(Source code of charts)
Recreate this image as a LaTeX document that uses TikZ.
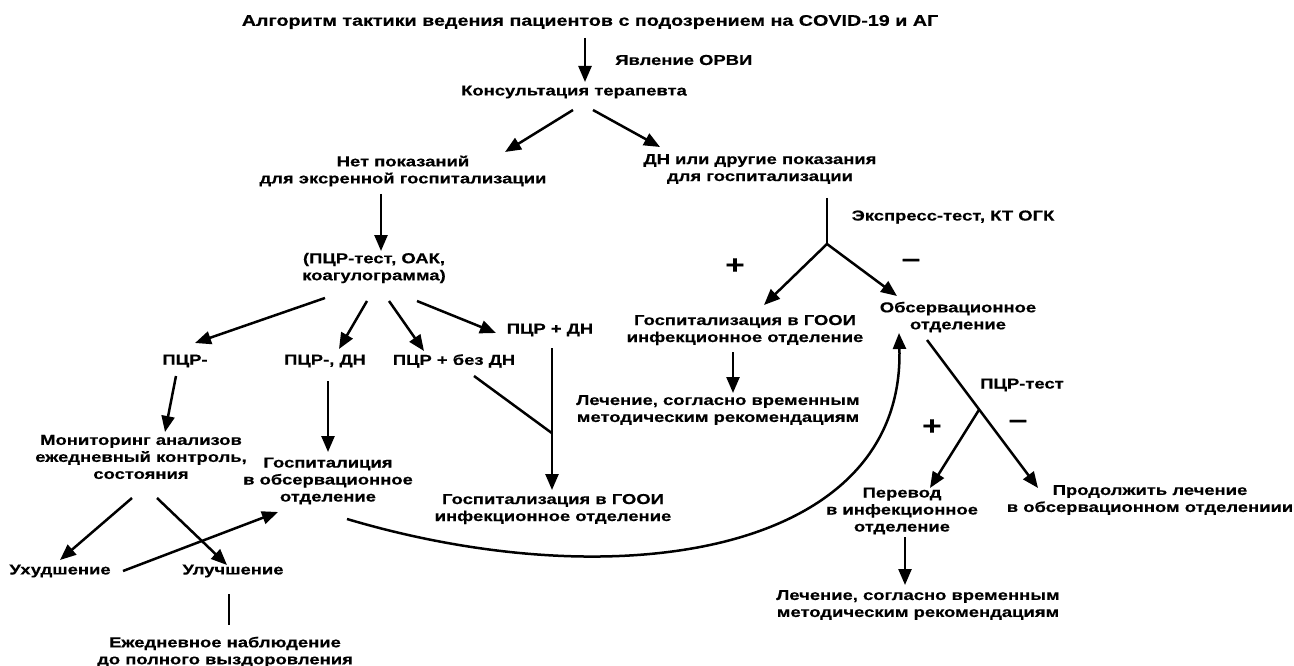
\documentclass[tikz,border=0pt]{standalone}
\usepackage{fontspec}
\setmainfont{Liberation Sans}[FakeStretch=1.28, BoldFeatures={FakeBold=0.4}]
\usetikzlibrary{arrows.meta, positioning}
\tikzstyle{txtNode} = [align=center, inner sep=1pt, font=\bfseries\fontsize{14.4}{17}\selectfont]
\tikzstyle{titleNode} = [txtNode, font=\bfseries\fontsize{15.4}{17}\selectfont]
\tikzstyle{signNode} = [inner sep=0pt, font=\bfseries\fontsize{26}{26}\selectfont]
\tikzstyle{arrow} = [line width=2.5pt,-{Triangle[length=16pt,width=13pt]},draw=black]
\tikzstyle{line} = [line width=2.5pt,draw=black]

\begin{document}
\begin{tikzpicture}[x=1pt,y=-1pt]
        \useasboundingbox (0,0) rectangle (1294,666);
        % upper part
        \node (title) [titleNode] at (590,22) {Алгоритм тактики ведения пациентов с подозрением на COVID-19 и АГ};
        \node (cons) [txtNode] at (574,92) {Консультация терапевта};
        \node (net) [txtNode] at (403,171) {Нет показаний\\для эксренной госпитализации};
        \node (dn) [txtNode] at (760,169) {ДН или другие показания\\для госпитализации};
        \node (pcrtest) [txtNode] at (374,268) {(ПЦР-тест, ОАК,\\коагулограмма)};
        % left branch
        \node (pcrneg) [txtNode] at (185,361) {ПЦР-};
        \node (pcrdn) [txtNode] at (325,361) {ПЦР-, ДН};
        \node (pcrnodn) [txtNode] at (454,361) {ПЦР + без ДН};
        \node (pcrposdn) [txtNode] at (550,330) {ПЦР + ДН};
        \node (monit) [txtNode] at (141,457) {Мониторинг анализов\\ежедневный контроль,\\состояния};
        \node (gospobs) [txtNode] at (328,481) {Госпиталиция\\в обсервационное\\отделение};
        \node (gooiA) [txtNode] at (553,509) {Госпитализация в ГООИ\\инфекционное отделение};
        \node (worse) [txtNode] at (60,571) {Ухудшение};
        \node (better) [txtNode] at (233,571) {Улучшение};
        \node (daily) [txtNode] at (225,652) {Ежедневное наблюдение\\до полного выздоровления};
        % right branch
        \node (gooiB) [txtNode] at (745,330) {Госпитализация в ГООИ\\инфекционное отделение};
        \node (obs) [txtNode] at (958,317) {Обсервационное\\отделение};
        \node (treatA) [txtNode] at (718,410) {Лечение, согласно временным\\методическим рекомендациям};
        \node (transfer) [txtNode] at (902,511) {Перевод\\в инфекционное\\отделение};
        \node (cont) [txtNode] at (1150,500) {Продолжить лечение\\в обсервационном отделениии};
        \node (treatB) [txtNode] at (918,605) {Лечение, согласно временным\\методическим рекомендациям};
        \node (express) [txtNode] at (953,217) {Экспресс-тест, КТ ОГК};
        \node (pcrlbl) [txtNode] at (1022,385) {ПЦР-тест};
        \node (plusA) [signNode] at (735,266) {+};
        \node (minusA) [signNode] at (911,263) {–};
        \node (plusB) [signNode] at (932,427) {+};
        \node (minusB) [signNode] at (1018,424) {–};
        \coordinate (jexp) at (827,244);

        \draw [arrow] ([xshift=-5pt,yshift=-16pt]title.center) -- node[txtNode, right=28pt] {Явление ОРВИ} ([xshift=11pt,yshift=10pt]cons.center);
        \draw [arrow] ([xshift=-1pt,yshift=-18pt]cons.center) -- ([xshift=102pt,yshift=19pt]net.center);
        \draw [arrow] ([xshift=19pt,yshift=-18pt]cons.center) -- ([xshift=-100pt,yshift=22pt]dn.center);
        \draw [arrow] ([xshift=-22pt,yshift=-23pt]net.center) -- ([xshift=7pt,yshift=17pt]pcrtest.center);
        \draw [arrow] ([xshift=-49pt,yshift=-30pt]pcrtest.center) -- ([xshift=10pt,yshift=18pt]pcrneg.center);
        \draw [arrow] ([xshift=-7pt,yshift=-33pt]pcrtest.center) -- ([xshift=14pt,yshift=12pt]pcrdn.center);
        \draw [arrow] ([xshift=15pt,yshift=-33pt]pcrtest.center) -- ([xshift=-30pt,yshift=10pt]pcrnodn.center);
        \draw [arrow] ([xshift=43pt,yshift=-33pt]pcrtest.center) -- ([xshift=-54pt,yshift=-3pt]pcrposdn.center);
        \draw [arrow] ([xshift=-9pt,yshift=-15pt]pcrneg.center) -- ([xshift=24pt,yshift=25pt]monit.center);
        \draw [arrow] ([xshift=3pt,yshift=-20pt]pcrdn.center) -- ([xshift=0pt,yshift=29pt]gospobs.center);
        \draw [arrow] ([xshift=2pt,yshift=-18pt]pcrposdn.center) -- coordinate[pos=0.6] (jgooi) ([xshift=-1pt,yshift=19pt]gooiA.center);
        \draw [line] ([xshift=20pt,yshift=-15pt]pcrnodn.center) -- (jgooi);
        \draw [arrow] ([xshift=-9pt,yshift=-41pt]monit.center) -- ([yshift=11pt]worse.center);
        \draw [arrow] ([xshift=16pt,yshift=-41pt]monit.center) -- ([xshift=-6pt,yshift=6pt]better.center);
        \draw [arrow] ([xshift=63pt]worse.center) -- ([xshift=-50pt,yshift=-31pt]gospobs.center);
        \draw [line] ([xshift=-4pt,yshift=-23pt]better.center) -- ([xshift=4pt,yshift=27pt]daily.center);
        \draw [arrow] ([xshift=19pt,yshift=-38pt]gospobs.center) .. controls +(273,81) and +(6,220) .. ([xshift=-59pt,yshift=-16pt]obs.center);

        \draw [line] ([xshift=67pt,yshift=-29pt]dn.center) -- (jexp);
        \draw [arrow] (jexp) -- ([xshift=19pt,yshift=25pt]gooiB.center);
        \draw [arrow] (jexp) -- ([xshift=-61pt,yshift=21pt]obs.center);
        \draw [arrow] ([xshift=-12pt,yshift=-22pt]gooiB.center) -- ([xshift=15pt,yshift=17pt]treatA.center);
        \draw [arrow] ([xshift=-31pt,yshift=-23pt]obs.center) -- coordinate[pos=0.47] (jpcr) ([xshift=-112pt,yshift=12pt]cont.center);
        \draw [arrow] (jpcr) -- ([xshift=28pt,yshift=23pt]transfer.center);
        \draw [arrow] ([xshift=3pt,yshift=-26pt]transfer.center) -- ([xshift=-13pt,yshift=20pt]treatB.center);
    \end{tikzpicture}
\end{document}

* * *

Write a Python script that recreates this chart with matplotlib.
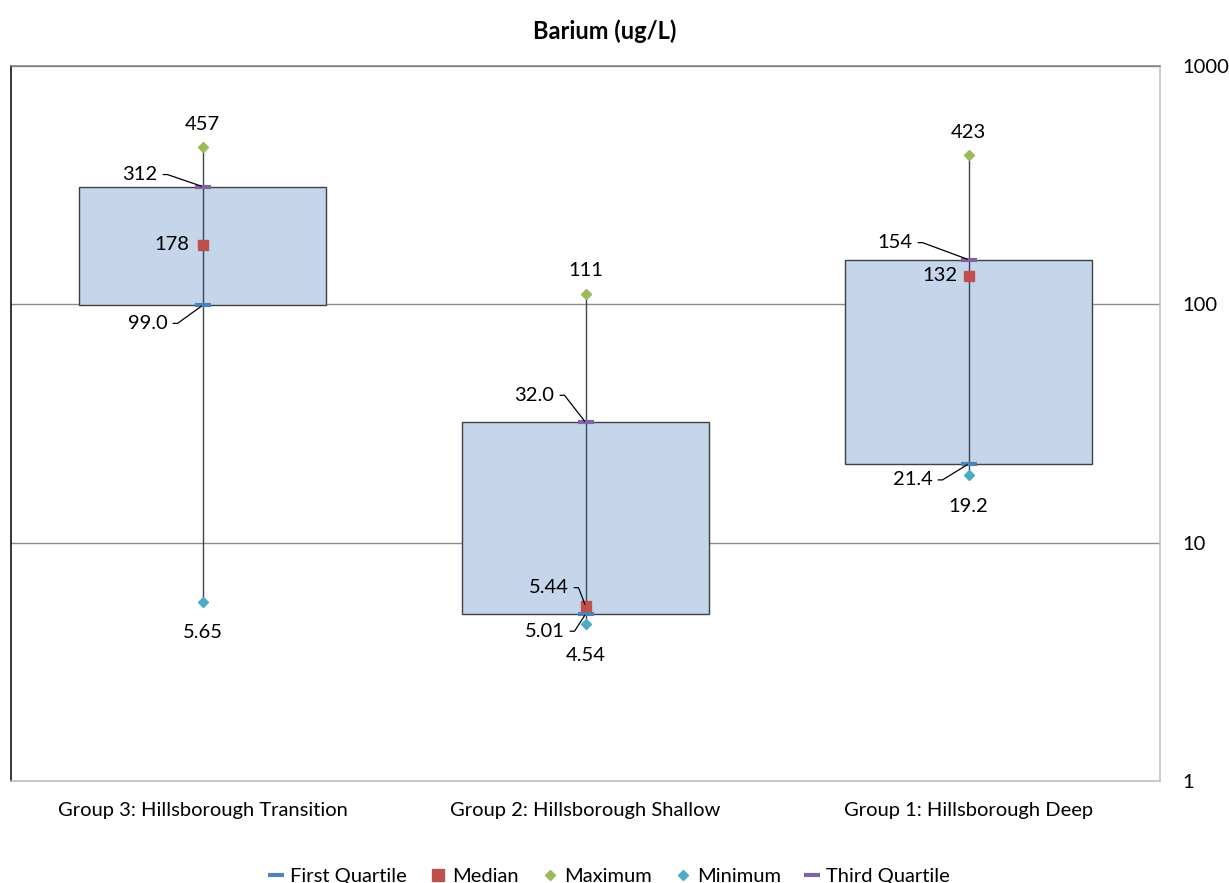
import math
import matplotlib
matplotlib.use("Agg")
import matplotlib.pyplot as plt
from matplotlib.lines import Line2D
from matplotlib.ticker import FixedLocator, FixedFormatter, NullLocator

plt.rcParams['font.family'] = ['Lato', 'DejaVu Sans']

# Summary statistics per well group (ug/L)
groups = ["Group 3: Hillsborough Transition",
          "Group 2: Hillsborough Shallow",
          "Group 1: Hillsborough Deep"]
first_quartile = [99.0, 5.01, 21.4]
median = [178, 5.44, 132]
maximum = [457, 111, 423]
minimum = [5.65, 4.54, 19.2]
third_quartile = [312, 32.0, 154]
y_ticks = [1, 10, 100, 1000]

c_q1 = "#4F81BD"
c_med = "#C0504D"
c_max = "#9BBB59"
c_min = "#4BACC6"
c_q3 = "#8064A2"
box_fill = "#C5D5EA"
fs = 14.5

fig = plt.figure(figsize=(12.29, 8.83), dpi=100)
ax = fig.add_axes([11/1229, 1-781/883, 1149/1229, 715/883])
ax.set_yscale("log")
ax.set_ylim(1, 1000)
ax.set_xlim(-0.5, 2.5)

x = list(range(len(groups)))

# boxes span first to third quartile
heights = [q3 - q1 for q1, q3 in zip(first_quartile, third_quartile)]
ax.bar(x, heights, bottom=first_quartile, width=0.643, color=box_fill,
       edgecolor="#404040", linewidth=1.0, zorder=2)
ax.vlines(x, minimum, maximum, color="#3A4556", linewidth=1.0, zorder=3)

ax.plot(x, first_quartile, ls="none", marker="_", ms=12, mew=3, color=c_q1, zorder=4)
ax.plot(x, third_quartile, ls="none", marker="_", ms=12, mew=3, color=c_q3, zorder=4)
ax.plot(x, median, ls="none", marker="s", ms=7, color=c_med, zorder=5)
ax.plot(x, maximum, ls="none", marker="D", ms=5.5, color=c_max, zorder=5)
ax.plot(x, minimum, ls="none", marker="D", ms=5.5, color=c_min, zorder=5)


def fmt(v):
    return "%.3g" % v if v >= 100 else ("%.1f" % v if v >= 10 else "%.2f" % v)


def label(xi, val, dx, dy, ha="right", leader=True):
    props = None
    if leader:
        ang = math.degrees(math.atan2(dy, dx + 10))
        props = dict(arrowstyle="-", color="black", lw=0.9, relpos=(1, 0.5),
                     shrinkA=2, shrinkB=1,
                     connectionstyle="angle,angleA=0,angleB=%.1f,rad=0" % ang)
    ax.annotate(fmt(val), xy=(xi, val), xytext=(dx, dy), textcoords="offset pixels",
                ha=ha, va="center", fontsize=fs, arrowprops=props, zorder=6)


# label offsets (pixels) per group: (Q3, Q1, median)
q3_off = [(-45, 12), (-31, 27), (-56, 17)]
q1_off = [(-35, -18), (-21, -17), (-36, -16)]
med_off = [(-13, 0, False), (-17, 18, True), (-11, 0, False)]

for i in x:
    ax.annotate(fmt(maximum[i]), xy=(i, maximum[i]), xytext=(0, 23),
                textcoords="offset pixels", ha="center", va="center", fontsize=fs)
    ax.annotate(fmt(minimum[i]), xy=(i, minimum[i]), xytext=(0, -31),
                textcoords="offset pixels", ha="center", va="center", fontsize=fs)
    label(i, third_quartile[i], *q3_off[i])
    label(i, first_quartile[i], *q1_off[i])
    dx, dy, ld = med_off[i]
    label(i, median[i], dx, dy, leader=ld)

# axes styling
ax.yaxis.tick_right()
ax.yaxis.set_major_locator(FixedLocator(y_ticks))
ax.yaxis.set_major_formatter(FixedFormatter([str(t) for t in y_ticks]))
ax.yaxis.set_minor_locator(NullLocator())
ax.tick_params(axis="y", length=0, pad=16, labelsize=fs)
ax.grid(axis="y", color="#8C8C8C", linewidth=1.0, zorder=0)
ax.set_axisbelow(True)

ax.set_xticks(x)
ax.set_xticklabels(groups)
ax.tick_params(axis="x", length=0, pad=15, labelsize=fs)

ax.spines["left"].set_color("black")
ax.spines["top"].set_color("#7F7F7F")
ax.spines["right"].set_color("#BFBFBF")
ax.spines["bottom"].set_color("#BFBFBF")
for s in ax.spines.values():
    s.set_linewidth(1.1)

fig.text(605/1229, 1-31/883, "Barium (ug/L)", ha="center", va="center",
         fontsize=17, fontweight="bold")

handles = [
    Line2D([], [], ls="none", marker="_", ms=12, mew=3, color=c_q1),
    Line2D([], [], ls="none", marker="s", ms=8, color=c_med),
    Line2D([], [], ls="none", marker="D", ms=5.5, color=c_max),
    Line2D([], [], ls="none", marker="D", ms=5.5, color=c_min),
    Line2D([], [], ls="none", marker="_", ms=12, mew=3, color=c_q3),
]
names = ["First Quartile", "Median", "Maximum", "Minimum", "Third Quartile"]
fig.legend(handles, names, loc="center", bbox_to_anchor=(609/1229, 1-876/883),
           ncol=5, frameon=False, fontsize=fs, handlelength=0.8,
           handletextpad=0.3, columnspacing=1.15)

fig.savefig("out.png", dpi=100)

Task instructions: Above are the records. Copy only the lines from the one with "Write a Python" through the one with "plt.rcParams['font.family'] = ['Lato', 'DejaVu", exactly, with no pictures.

Solution:
Write a Python script that recreates this chart with matplotlib.
import math
import matplotlib
matplotlib.use("Agg")
import matplotlib.pyplot as plt
from matplotlib.lines import Line2D
from matplotlib.ticker import FixedLocator, FixedFormatter, NullLocator

plt.rcParams['font.family'] = ['Lato', 'DejaVu Sans']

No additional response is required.